Contrary to the Family Court's determination, the petitioner established by a fair preponderance of the evidence that the respondent committed the family offense of harassment in the second degree based on a text message sent by him to the petitioner on October 23, 2016. A person is guilty of harassment in the second degree when, "with intent to harass, annoy or alarm another person[,] he or she ... subjects such person to physical contact, or attempts or threatens to do the same" ( Penal Law § 240.26[1] ). The intent element may be inferred from the surrounding circumstances (see Matter of Putnam v. Jenney , 168 A.D.3d 1155, 1155, 90 N.Y.S.3d 678 ; Matter of Washington v. Washington , 158 A.D.3d 717, 718, 70 N.Y.S.3d 560 ). Furthermore, "[a] single incident is legally sufficient to support a finding of harassment in the second degree" ( Matter of Polizzi v. McCrea , 129 A.D.3d 733, 734, 10 N.Y.S.3d 568 [internal quotation marks omitted] ). Here, the text message, which was indisputably sent by the respondent to the petitioner, contained a genuine threat of physical harm, and the evidence adduced at the hearing adequately demonstrated that it was reasonable for the petitioner to take the threat seriously since it was sent during a period of extreme marital discord. The respondent's intent to commit harassment in the second degree is properly inferred from the surrounding circumstances (see Penal Law § 240.26[1] ; Matter of Mullings v. Mullings , 168 A.D.3d 850, 851, 89 N.Y.S.3d 905 ; Matter of Washington v. Washington , 158 A.D.3d 717, 718, 70 N.Y.S.3d 560 ; Matter of Salazar v. Melendez , 97 A.D.3d 754, 755, 948 N.Y.S.2d 673 ; People v. Vega , 95 A.D.3d 773, 945 N.Y.S.2d 288 ; cf. People v. Dietze , 75 N.Y.2d 47, 51, 550 N.Y.S.2d 595, 549 N.E.2d 1166 ; Paruchuri v. Akil , 156 A.D.3d 712, 714, 66 N.Y.S.3d 326 ). Accordingly, the court should have granted that branch of the petition which was based on the allegation that the respondent committed an act constituting the family offense of harassment in the second degree based on that text message.
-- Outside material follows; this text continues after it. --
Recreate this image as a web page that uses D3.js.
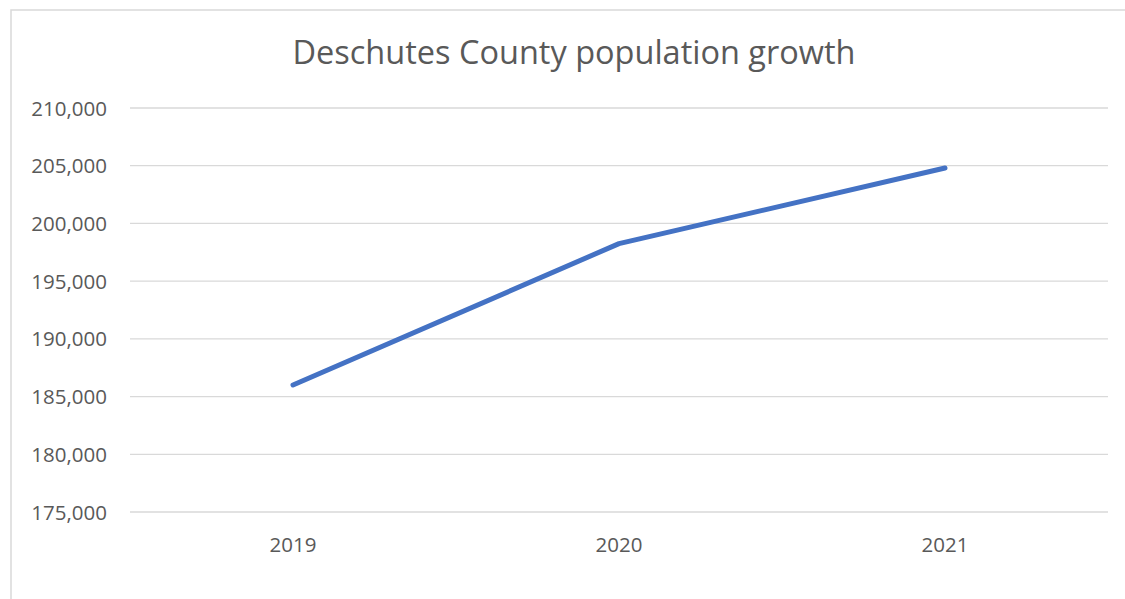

Under the circumstances of this case, the issuance of an order of protection directing the respondent to refrain from harassment and threats against the petitioner is appropriate to advance the purpose of, among other reasons, ending the family disruption (see Family Ct Act §§ 812[2][b] ; 842; see generally Matter of Doris M. v. Yarenis P., 161 A.D.3d 502, 503, 76 N.Y.S.3d 47 ; Matter of Shank v. Shank, 155 A.D.3d 875, 877, 63 N.Y.S.3d 719 ; Matter of Millie S. v. Thomas S., 60 Misc.3d 493, 499–500, 77 N.Y.S.3d 829 [Fam. Ct., Kings County). Accordingly, we remit the matter to the Family Court, Queens County, for the entry of an appropriate order of protection.
The petitioner's remaining contentions are without merit
CHAMBERS, J.P., COHEN, DUFFY and IANNACCI, JJ., concur.